Pacific Media Watch
Pacific Media Watch contributing editor Josephine Latu has been signed on to become one of 18 mentors in a pilot programme launched this week by Tonga’s Women and Children Crisis Centre.
The inaugural I-YEL program will run over a period of 12 months and will aim to encourage, prepare and challenge young people to be advocates for human rights with a special focus on women and children’s rights, social justice, gender equality and the overall goal of promoting the elimination of violence against women and children.
As part of the I-YEL’s Ta’okete (big sister) Mentoring scheme, 18 young women from the ages of 18-35 will each be paired up with another “inspiring female leader”, who can provide one-on-one mentoring and coaching in the career path the girls wish to follow.
PMW’s Josephine Latu has been paired with deputy editor of the Taimi 'o Tonga, Telesia Adams.
‘Shocking’ domestic violence
Adams started work with the Taimi as a court reporter in 2006, where she was “shocked” at the number of domestic abuse cases against women and children in Tonga.
“I reported their stories making use of the power I have as a journalist to let their voices be heard… In the back of my head there's the question what more can I do?”she said.

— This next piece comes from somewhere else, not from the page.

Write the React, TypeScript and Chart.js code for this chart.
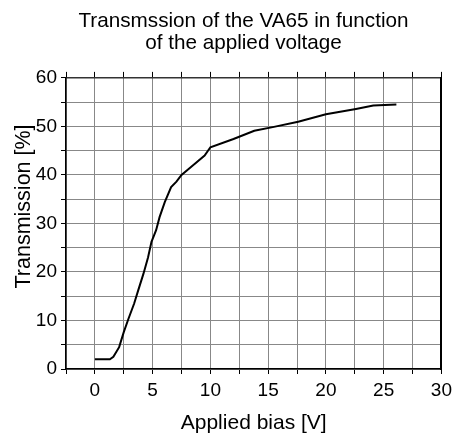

She then signed up for the I-YEL programme to expand her background on human rights issues.
Adams said that Tongan media is “dominated” by women, and people are becoming used to seeing young women in the profession.
Director of the WCCC, ‘Ofa-Ki-Levuka Guttenbeil-Likiliki said “through leadership development, career exploration and vision-setting, we hope that the I-YEL 2010-2011 in-take will be equipped with the appropriate skills to make wiser decisions – decisions that will help them live a life free from violence and abuse and to promote gender equality throughout Tonga.”
Other mentors include veteran broadcaster Katalina Tohi, NZ award-winning poet and writer Karlo Mila Schaaf who will be mentoring her partner online, Koe Kakai editor and political activist Mele Amanaki, human rights activist Betty Blake, and Tonga National Youth Congress director Vanessa Lolohea.